*** DATASET RECORDS
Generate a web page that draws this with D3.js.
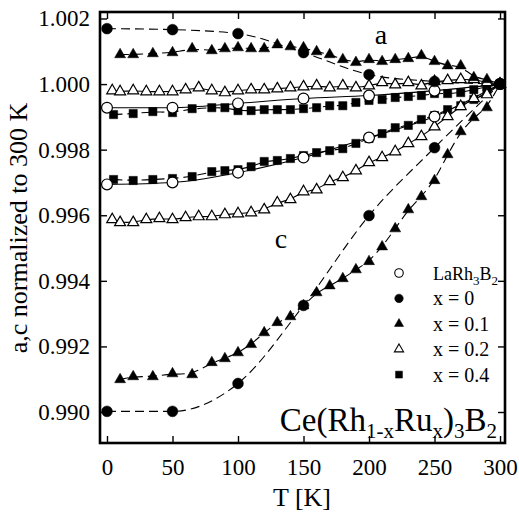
<!DOCTYPE html>
<html>
<head>
<meta charset="utf-8">
<script src="https://cdn.jsdelivr.net/npm/d3@7"></script>
<style>
  html, body { margin: 0; padding: 0; background: #fff; }
  svg text { font-family: "Liberation Serif", "Times New Roman", "DejaVu Serif", serif; fill: #000; }
</style>
</head>
<body>
<script>
// data (a = upper group, c = lower group)
const tCircles = [0, 50, 100, 150, 200, 250, 300];
const laA = [0.99928, 0.99928, 0.99941, 0.99956, 0.99965, 0.99980, 1.0];
const laC = [0.99694, 0.99700, 0.99730, 0.99776, 0.99837, 0.99901, 1.0];
const x0A = [1.00169, 1.00166, 1.00154, 1.00096, 1.00029, 1.00008, 1.0];
const x0C = [0.99002, 0.99002, 0.99087, 0.99325, 0.99599, 0.99806, 1.0];

const tX01 = [10, 20, 35, 50, 65, 80, 90, 100, 110, 120, 130, 140, 150, 160, 170, 180, 190, 200, 210, 220, 230, 240, 250, 260, 270, 280, 290, 300];
const x01A = [1.00090, 1.00090, 1.00093, 1.00096, 1.00108, 1.00102, 1.00108, 1.00111, 1.00108, 1.00108, 1.00120, 1.00114, 1.00111, 1.00099, 1.00090, 1.00075, 1.00066, 1.00075, 1.00069, 1.00075, 1.00078, 1.00087, 1.00069, 1.00056, 1.00056, 1.00020, 1.00014, 1.0];
const x01C = [0.99099, 0.99108, 0.99108, 0.99117, 0.99114, 0.99151, 0.99163, 0.99181, 0.99206, 0.99242, 0.99273, 0.99291, 0.99324, 0.99364, 0.99385, 0.99407, 0.99434, 0.99459, 0.99504, 0.99559, 0.99617, 0.99657, 0.99706, 0.99785, 0.99855, 0.99898, 0.99928, 1.0];

const tX02 = [4, 10, 20, 30, 40, 50, 60, 70, 80, 90, 100, 110, 120, 130, 140, 150, 160, 170, 180, 190, 200, 210, 220, 230, 240, 250, 260, 270, 280, 290, 300];
const x02A = [0.99980, 0.99977, 0.99980, 0.99977, 0.99977, 0.99977, 0.99983, 0.99989, 0.99980, 0.99974, 0.99980, 0.99983, 0.99983, 0.99986, 0.99989, 0.99992, 0.99995, 0.99989, 0.99995, 0.99989, 0.99995, 1.00005, 0.99998, 1.00005, 0.99995, 1.00008, 1.00011, 1.00014, 1.00014, 1.00005, 1.0];
const x02C = [0.99587, 0.99578, 0.99578, 0.99587, 0.99590, 0.99587, 0.99593, 0.99596, 0.99596, 0.99602, 0.99605, 0.99608, 0.99617, 0.99638, 0.99648, 0.99672, 0.99678, 0.99703, 0.99715, 0.99736, 0.99761, 0.99776, 0.99794, 0.99819, 0.99840, 0.99870, 0.99901, 0.99932, 0.99956, 0.99968, 1.0];

const tX04 = [5, 20, 35, 50, 65, 80, 90, 100, 110, 120, 130, 140, 150, 160, 170, 180, 190, 200, 210, 220, 230, 240, 250, 260, 270, 280, 290, 300];
const x04A = [0.99907, 0.99910, 0.99916, 0.99913, 0.99925, 0.99928, 0.99928, 0.99919, 0.99919, 0.99922, 0.99922, 0.99922, 0.99925, 0.99928, 0.99934, 0.99934, 0.99944, 0.99950, 0.99953, 0.99959, 0.99962, 0.99965, 0.99971, 0.99971, 0.99974, 0.99983, 0.99992, 1.0];
const x04C = [0.99709, 0.99706, 0.99709, 0.99712, 0.99718, 0.99733, 0.99736, 0.99739, 0.99748, 0.99764, 0.99767, 0.99773, 0.99782, 0.99791, 0.99797, 0.99803, 0.99819, 0.99834, 0.99849, 0.99867, 0.99874, 0.99892, 0.99904, 0.99922, 0.99934, 0.99953, 0.99974, 1.0];

const xTicks = [0, 50, 100, 150, 200, 250, 300];
const yTicks = [0.990, 0.992, 0.994, 0.996, 0.998, 1.000, 1.002];

const W = 519, H = 519;
const plot = {left: 100, top: 12, right: 505, bottom: 443};
const FONT = '"Liberation Serif", "Times New Roman", serif';

const svg = d3.select("body").append("svg")
  .attr("width", W).attr("height", H)
  .attr("font-family", FONT);

const x = d3.scaleLinear().domain([-5.34, 303.8]).range([plot.left, plot.right]);
const y = d3.scaleLinear().domain([0.989055, 1.002198]).range([plot.bottom, plot.top]);

// series: marker kind, line style
const series = [
  {t: tX04, a: x04A, c: x04C, sym: "square", dash: true, curve: d3.curveBasis},
  {t: tX02, a: x02A, c: x02C, sym: "otri", dash: false, curve: d3.curveBasis},
  {t: tCircles, a: laA, c: laC, sym: "ocircle", dash: false, curve: d3.curveMonotoneX},
  {t: tX01, a: x01A, c: x01C, sym: "tri", dash: true, curve: d3.curveBasis},
  {t: tCircles, a: x0A, c: x0C, sym: "circle", dash: true, curve: d3.curveMonotoneX},
];

function symPath(kind, scale) {
  const s = scale || 1;
  if (kind === "circle" || kind === "ocircle") return d3.symbol(d3.symbolCircle, 92 * s)();
  if (kind === "tri" || kind === "otri") return d3.symbol(d3.symbolTriangle, 52 * s)();
  return d3.symbol(d3.symbolSquare, 68 * s)();
}
function isOpen(kind) { return kind === "ocircle" || kind === "otri"; }

const linesLayer = svg.append("g");
const marksLayer = svg.append("g");

series.forEach(s => {
  ["a", "c"].forEach(k => {
    const pts = s.t.map((t, i) => [t, s[k][i]]);
    linesLayer.append("path")
      .datum(pts)
      .attr("fill", "none")
      .attr("stroke", "#000")
      .attr("stroke-width", 1.1)
      .attr("stroke-dasharray", s.dash ? "9,5" : null)
      .attr("d", d3.line().x(d => x(d[0])).y(d => y(d[1])).curve(s.curve));
  });
});

series.forEach(s => {
  ["a", "c"].forEach(k => {
    const pts = s.t.map((t, i) => [t, s[k][i]]);
    marksLayer.append("g").selectAll("path")
      .data(pts)
      .join("path")
      .attr("transform", d => `translate(${x(d[0])},${y(d[1])})`)
      .attr("d", symPath(s.sym))
      .attr("fill", isOpen(s.sym) ? "#fff" : "#000")
      .attr("stroke", "#000")
      .attr("stroke-width", isOpen(s.sym) ? 1.2 : 0.5);
  });
});

// axes (ticks inward on all four sides)
const fs = 23;
const bottomAxis = svg.append("g")
  .attr("transform", `translate(0,${plot.bottom})`)
  .call(d3.axisBottom(x).tickValues(xTicks).tickSize(-7).tickPadding(16).tickFormat(d3.format("d")));
const topAxis = svg.append("g")
  .attr("transform", `translate(0,${plot.top})`)
  .call(d3.axisTop(x).tickValues(xTicks).tickSize(-7).tickFormat(""));
const leftAxis = svg.append("g")
  .attr("transform", `translate(${plot.left},0)`)
  .call(d3.axisLeft(y).tickValues(yTicks).tickSize(-7).tickPadding(10).tickFormat(d3.format(".3f")));
const rightAxis = svg.append("g")
  .attr("transform", `translate(${plot.right},0)`)
  .call(d3.axisRight(y).tickValues(yTicks).tickSize(-7).tickFormat(""));

[bottomAxis, topAxis, leftAxis, rightAxis].forEach(g => {
  g.attr("font-family", FONT);
  g.select(".domain").remove();
  g.selectAll(".tick line").attr("stroke", "#000").attr("stroke-width", 1.4);
  g.selectAll(".tick text").attr("font-size", fs).attr("fill", "#000");
});

svg.append("rect")
  .attr("x", plot.left).attr("y", plot.top)
  .attr("width", plot.right - plot.left).attr("height", plot.bottom - plot.top)
  .attr("fill", "none").attr("stroke", "#000").attr("stroke-width", 2.6);

// axis titles
svg.append("text")
  .attr("transform", `translate(27,228) rotate(-90)`)
  .attr("text-anchor", "middle")
  .attr("font-size", 26)
  .text("a,c normalized to 300 K");

svg.append("text")
  .attr("x", 302).attr("y", 506)
  .attr("text-anchor", "middle")
  .attr("font-size", 26)
  .text("T [K]");

// group labels
svg.append("text").attr("x", 381).attr("y", 44).attr("text-anchor", "middle")
  .attr("font-size", 28).text("a");
svg.append("text").attr("x", 281).attr("y", 248).attr("text-anchor", "middle")
  .attr("font-size", 28).text("c");

// legend
const legendItems = [
  {sym: "ocircle", label: "LaRh", sub: true},
  {sym: "circle", label: "x = 0"},
  {sym: "tri", label: "x = 0.1"},
  {sym: "otri", label: "x = 0.2"},
  {sym: "square", label: "x = 0.4"},
];
const legend = svg.append("g");
legendItems.forEach((it, i) => {
  const cy = 273 + i * 25.4;
  legend.append("path")
    .attr("transform", `translate(399,${cy})`)
    .attr("d", symPath(it.sym, it.sym.includes("circle") ? 0.62 : 0.7))
    .attr("fill", isOpen(it.sym) ? "#fff" : "#000")
    .attr("stroke", "#000")
    .attr("stroke-width", isOpen(it.sym) ? 1.1 : 0.5);
  const t = legend.append("text").attr("x", 433).attr("y", cy + 7);
  if (it.sub) {
    t.attr("font-size", 18);
    t.append("tspan").text("LaRh");
    t.append("tspan").attr("dy", 5).attr("font-size", 13).text("3");
    t.append("tspan").attr("dy", -5).text("B");
    t.append("tspan").attr("dy", 5).attr("font-size", 13).text("2");
  } else {
    t.attr("font-size", 20).text(it.label);
  }
});

// compound label
const comp = svg.append("text").attr("x", 497).attr("y", 431)
  .attr("text-anchor", "end").attr("font-size", 33);
const subFs = 21;
comp.append("tspan").text("Ce(Rh");
comp.append("tspan").attr("dy", 7).attr("font-size", subFs).text("1-x");
comp.append("tspan").attr("dy", -7).text("Ru");
comp.append("tspan").attr("dy", 7).attr("font-size", subFs).text("x");
comp.append("tspan").attr("dy", -7).text(")");
comp.append("tspan").attr("dy", 7).attr("font-size", subFs).text("3");
comp.append("tspan").attr("dy", -7).text("B");
comp.append("tspan").attr("dy", 7).attr("font-size", subFs).text("2");
</script>
</body>
</html>
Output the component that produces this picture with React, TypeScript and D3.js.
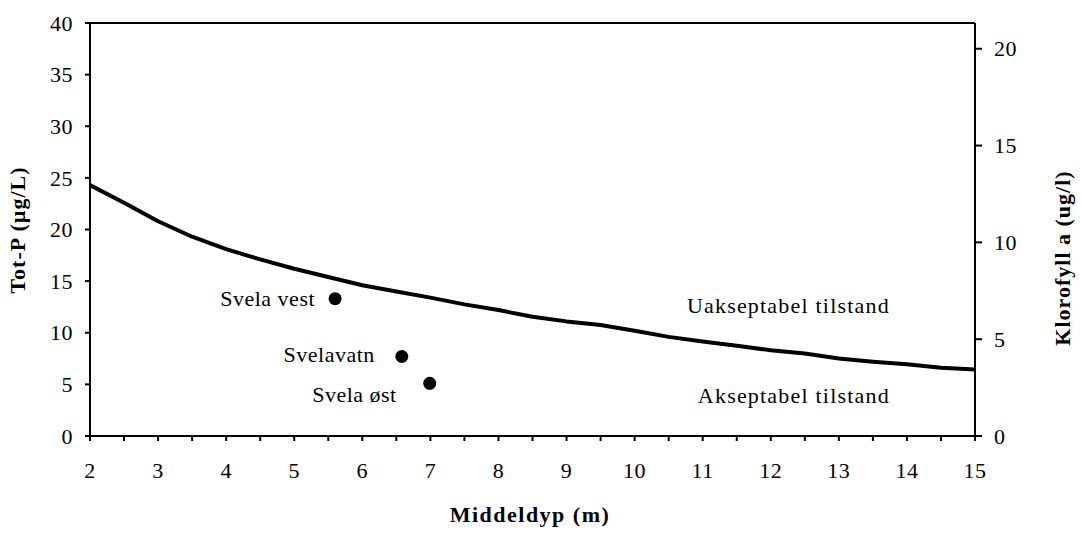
import React from "react";
import * as d3 from "d3";

const depthTicks = [2, 3, 4, 5, 6, 7, 8, 9, 10, 11, 12, 13, 14, 15];
const totPTicks = [0, 5, 10, 15, 20, 25, 30, 35, 40];
const chlTicks = [0, 5, 10, 15, 20];

const curveDepth = [2, 2.5, 3, 3.5, 4, 4.5, 5, 5.5, 6, 6.5, 7, 7.5, 8, 8.5, 9, 9.5, 10, 10.5, 11, 11.5, 12, 12.5, 13, 13.5, 14, 14.5, 15];
const curveTotP = [24.3, 22.6, 20.8, 19.3, 18.1, 17.1, 16.2, 15.4, 14.6, 14.0, 13.4, 12.75, 12.2, 11.55, 11.1, 10.75, 10.2, 9.6, 9.15, 8.75, 8.3, 8.0, 7.5, 7.2, 6.95, 6.6, 6.45];

const lakeNames = ["Svela vest", "Svelavatn", "Svela øst"];
const lakeDepth = [5.6, 6.58, 6.99];
const lakeTotP = [13.3, 7.7, 5.1];
const labelDx = [-20, -27, -33];
const labelDy = [7, 6, 19];

const regionLabels = ["Uakseptabel tilstand", "Akseptabel tilstand"];
const regionDepth = [13.75, 13.75];
const regionTotP = [11.9, 3.2];

export default function App() {
  const W = 1081, H = 533;
  const left = 90, right = 975, top = 23, bottom = 436;
  const x = d3.scaleLinear().domain([2, 15]).range([left, right]);
  const y = d3.scaleLinear().domain([0, 40]).range([bottom, top]);
  const y2 = d3.scaleLinear().domain([0, 21.33]).range([bottom, top]);

  const pts = curveDepth.map((d, i) => [d, curveTotP[i]] as [number, number]);
  const line = d3.line<[number, number]>().x(d => x(d[0])).y(d => y(d[1]));
  const minor = d3.range(2, 15.01, 0.5);

  const font = "'Liberation Serif', 'Times New Roman', serif";
  const fs = 22;

  return (
    <svg width={W} height={H} style={{ position: "absolute", left: 0, top: 0, background: "#fff" }} fontFamily={font}>
      <rect x={0} y={0} width={W} height={H} fill="#fff" />
      <line x1={left - 4} x2={right} y1={top} y2={top} stroke="#000" strokeWidth={2} />
      <line x1={right} x2={right} y1={top} y2={bottom} stroke="#000" strokeWidth={2} />
      <line x1={left} x2={left} y1={top} y2={bottom + 5} stroke="#000" strokeWidth={2} />
      <line x1={left - 5} x2={right} y1={bottom} y2={bottom} stroke="#000" strokeWidth={2} />
      {totPTicks.map(t => (
        <g key={"l" + t}>
          <line x1={left - 5} x2={left} y1={y(t)} y2={y(t)} stroke="#000" strokeWidth={2} />
          <text x={left - 17} y={y(t)} dy="0.35em" textAnchor="end" fontSize={fs} letterSpacing={0.5}>{t}</text>
        </g>
      ))}
      {chlTicks.map(t => (
        <g key={"r" + t}>
          <line x1={right} x2={right + 7} y1={y2(t)} y2={y2(t)} stroke="#000" strokeWidth={2} />
          <text x={right + 19} y={y2(t)} dy="0.35em" textAnchor="start" fontSize={fs} letterSpacing={0.5}>{t}</text>
        </g>
      ))}
      {minor.map(t => (
        <line key={"b" + t} x1={x(t)} x2={x(t)} y1={bottom} y2={bottom + 5} stroke="#000" strokeWidth={2} />
      ))}
      {depthTicks.map(t => (
        <text key={"bt" + t} x={x(t)} y={478} textAnchor="middle" fontSize={fs} letterSpacing={0.5}>{t}</text>
      ))}
      <text x={530} y={522} textAnchor="middle" fontSize={fs} fontWeight="bold" letterSpacing={1.5}>Middeldyp (m)</text>
      <text transform={`translate(25,${230}) rotate(-90)`} textAnchor="middle" fontSize={fs} fontWeight="bold" letterSpacing={1}>Tot-P (µg/L)</text>
      <text transform={`translate(1070,${258}) rotate(-90)`} textAnchor="middle" fontSize={fs} fontWeight="bold" letterSpacing={1}>Klorofyll a (ug/l)</text>
      <path d={line(pts) || ""} fill="none" stroke="#000" strokeWidth={4} strokeLinejoin="round" />
      {lakeNames.map((n, i) => (
        <g key={n}>
          <circle cx={x(lakeDepth[i])} cy={y(lakeTotP[i])} r={6.5} fill="#000" />
          <text x={x(lakeDepth[i]) + labelDx[i]} y={y(lakeTotP[i]) + labelDy[i]} textAnchor="end" fontSize={fs} letterSpacing={0.5}>{n}</text>
        </g>
      ))}
      {regionLabels.map((n, i) => (
        <text key={n} x={x(regionDepth[i])} y={y(regionTotP[i])} textAnchor="end" fontSize={fs} letterSpacing={1.2}>{n}</text>
      ))}
    </svg>
  );
}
******
## GIVEN PROBLEM
Include the first line of the records, the line containing "0.99898, 0.99928, 1.0];", and every line between them, repeated exactly. Skip the pictures.

## COMPLETE ANSWER
Generate a web page that draws this with D3.js.
<!DOCTYPE html>
<html>
<head>
<meta charset="utf-8">
<script src="https://cdn.jsdelivr.net/npm/d3@7"></script>
<style>
  html, body { margin: 0; padding: 0; background: #fff; }
  svg text { font-family: "Liberation Serif", "Times New Roman", "DejaVu Serif", serif; fill: #000; }
</style>
</head>
<body>
<script>
// data (a = upper group, c = lower group)
const tCircles = [0, 50, 100, 150, 200, 250, 300];
const laA = [0.99928, 0.99928, 0.99941, 0.99956, 0.99965, 0.99980, 1.0];
const laC = [0.99694, 0.99700, 0.99730, 0.99776, 0.99837, 0.99901, 1.0];
const x0A = [1.00169, 1.00166, 1.00154, 1.00096, 1.00029, 1.00008, 1.0];
const x0C = [0.99002, 0.99002, 0.99087, 0.99325, 0.99599, 0.99806, 1.0];

const tX01 = [10, 20, 35, 50, 65, 80, 90, 100, 110, 120, 130, 140, 150, 160, 170, 180, 190, 200, 210, 220, 230, 240, 250, 260, 270, 280, 290, 300];
const x01A = [1.00090, 1.00090, 1.00093, 1.00096, 1.00108, 1.00102, 1.00108, 1.00111, 1.00108, 1.00108, 1.00120, 1.00114, 1.00111, 1.00099, 1.00090, 1.00075, 1.00066, 1.00075, 1.00069, 1.00075, 1.00078, 1.00087, 1.00069, 1.00056, 1.00056, 1.00020, 1.00014, 1.0];
const x01C = [0.99099, 0.99108, 0.99108, 0.99117, 0.99114, 0.99151, 0.99163, 0.99181, 0.99206, 0.99242, 0.99273, 0.99291, 0.99324, 0.99364, 0.99385, 0.99407, 0.99434, 0.99459, 0.99504, 0.99559, 0.99617, 0.99657, 0.99706, 0.99785, 0.99855, 0.99898, 0.99928, 1.0];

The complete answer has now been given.